Both created by chef Tony Genovese, an Italian chef who co-owns a two Michelin starred restaurant in Rome.

When I heard about Gourmet Abu Dhabi, an event described in their souvenir booklet as, “…17 days and nights, [where] culinary aficianados will revel in an incomparable programme of chateaus and celebrity dinners, insightful masterclasses, memorable feasts,” I didn’t really enter that lunatic fit of excitement that I know I’d experience if my local Jamaican hole-in-the-wall favorite in the city, Bluefields, were to reopen. [Sincere plea: Dear Bluefield owners, please reopen.

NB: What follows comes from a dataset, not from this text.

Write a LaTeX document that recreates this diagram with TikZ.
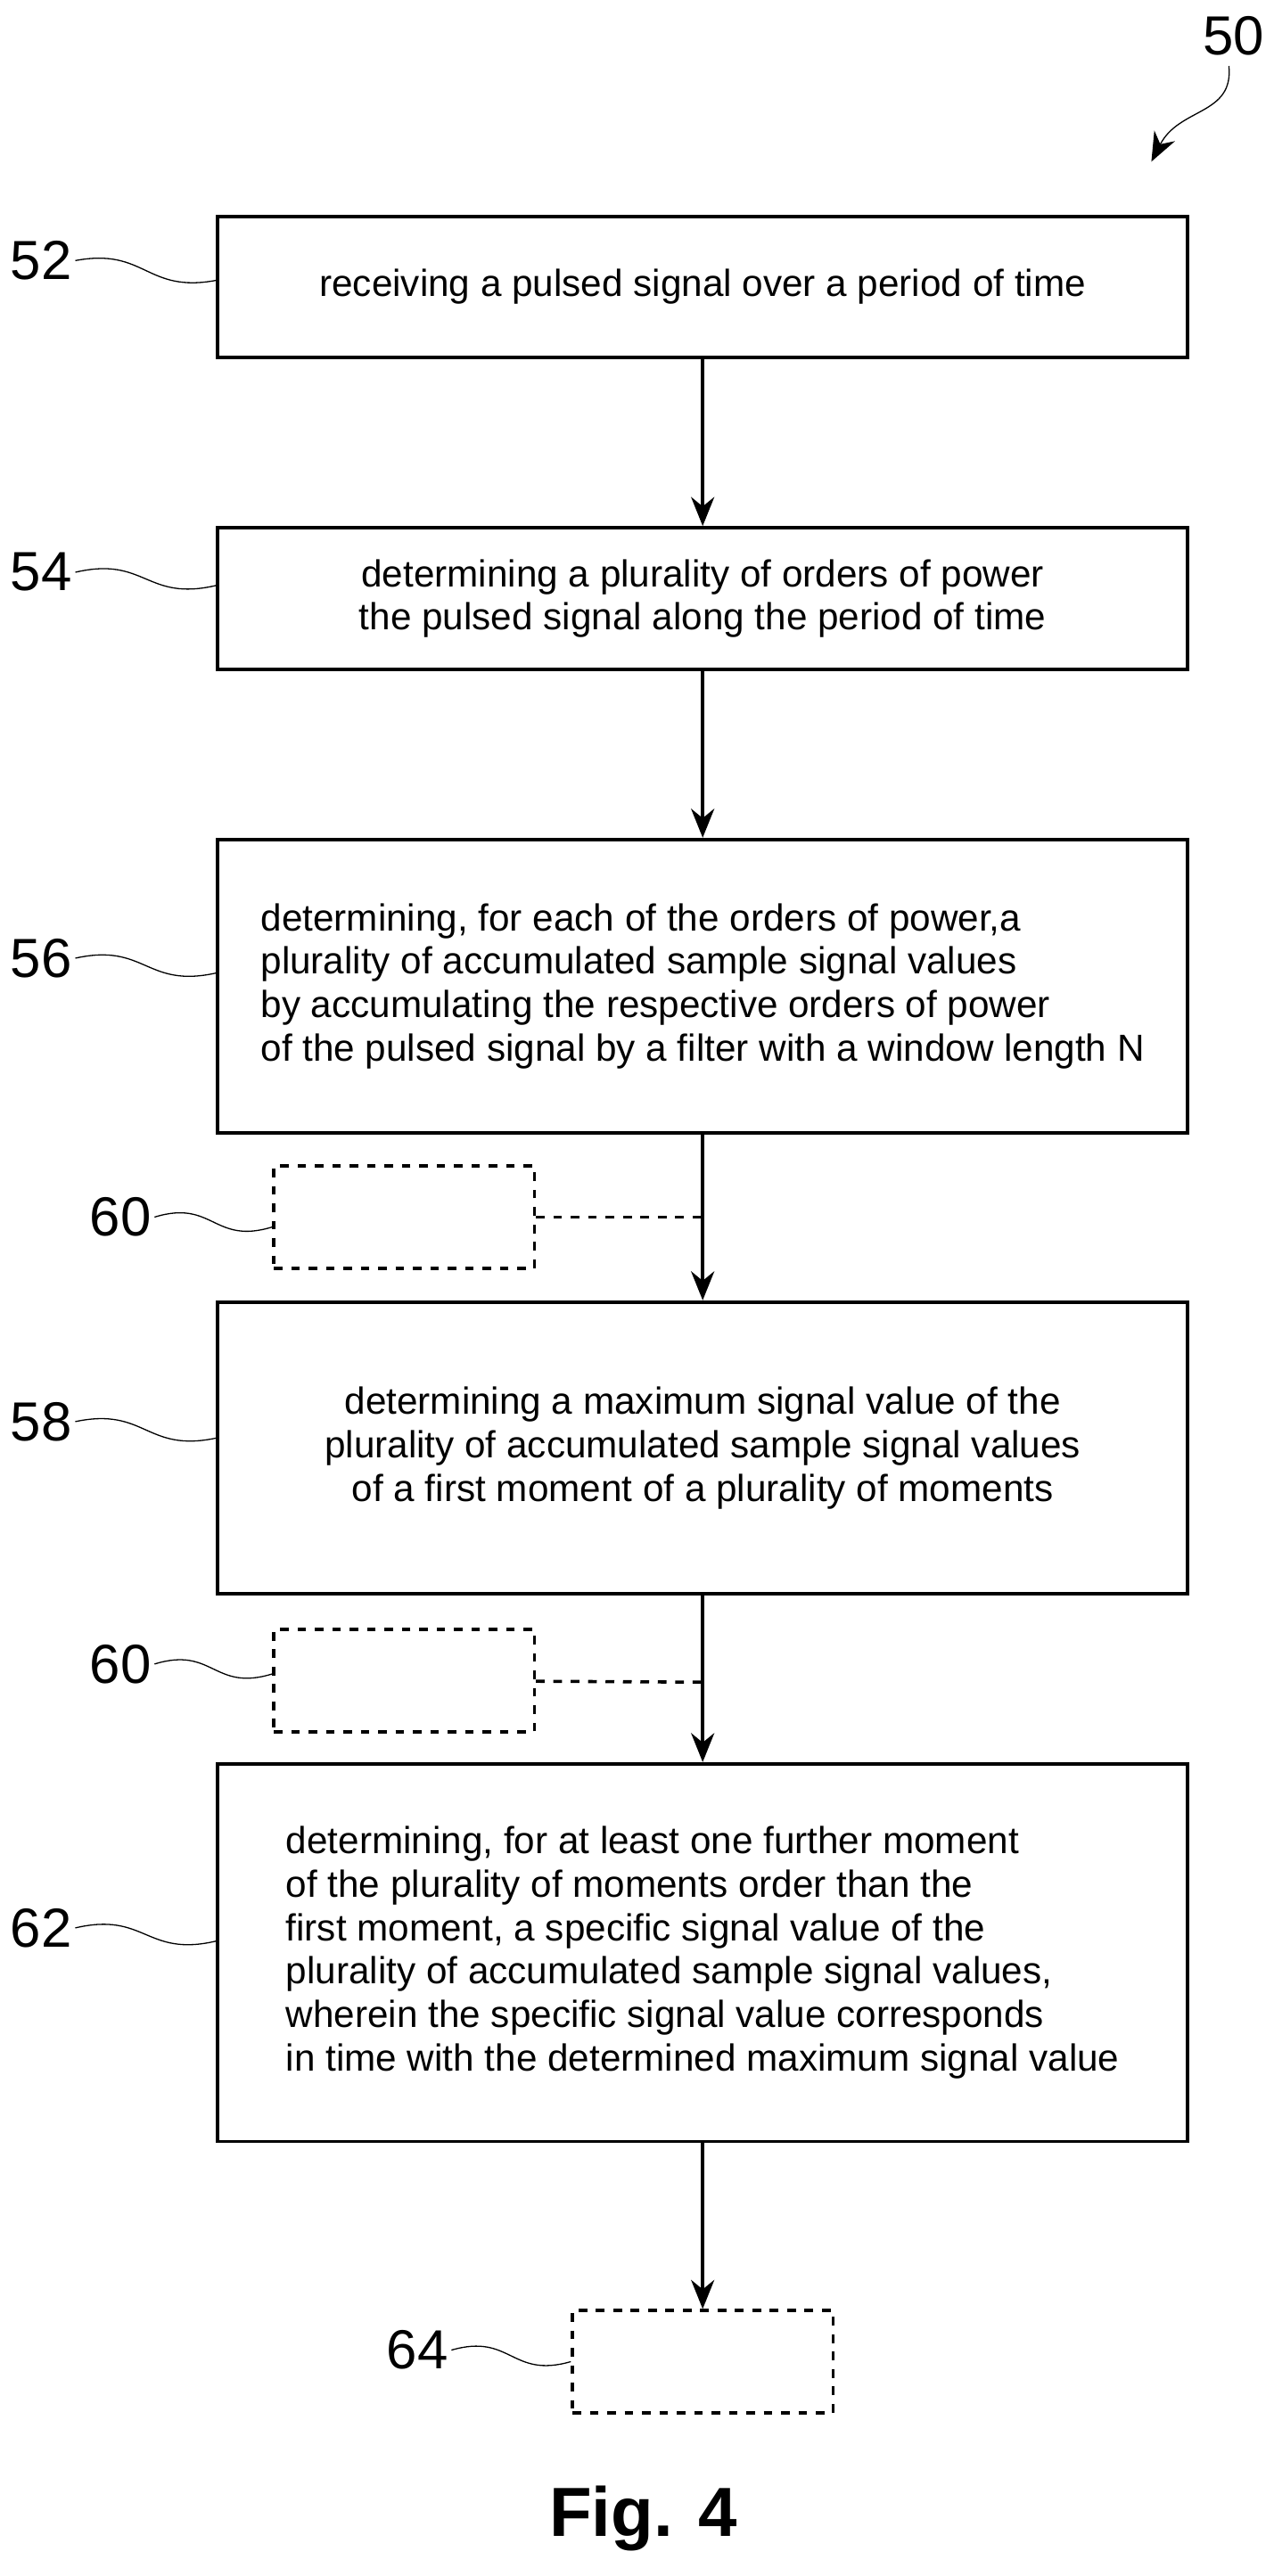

I feel this dark sinking feeling right in the pit of my tummy when I think back to your oxtail curry, and how I shall never be able to sop it up with your soft fluffy roti again.]

I normally don’t sign up for these gourmet things, not just cause they cost a bomb, but because of my whole philosophy on gourmet food in this country that I’ve ranted about discreetly on a page titled: THE RANT – My unresolved issues with food that claims to be gourmet in Dubai.

But first things first, I did visit the Gourmet Abu Dhabi website to peek at what was on the schedule, and guess what I discovered? **FREE** MASTER CLASSES BY CULINARY KINGS FROM AROUND THE WORLD! To be honest, I hadn’t heard of most of these culinary kings, but despite my ignorance and my philosophy on gourmet food in the UAE, it sounded intriguing…and did I mention, it was FREE?! So philosophy or no philosophy, if something is gourmet and free, then just close your eyes and GO FOR IT.

Chef Genovese’s restaurant in Rome is called Il Pagliaccio – ‘the clown’ And living up to that name, the chef had this playful, teasing attitude which kept us amused throughout his mini class. That, and his super endearing Italian accent…have to love that melodic, implicitly Godfatherish Italian accent. It was really something to watch him at work – blending East Asian ingredients like galangal and lemongrass or Mediterranean ones like Argan oil and almonds and apricots into his Italian dishes.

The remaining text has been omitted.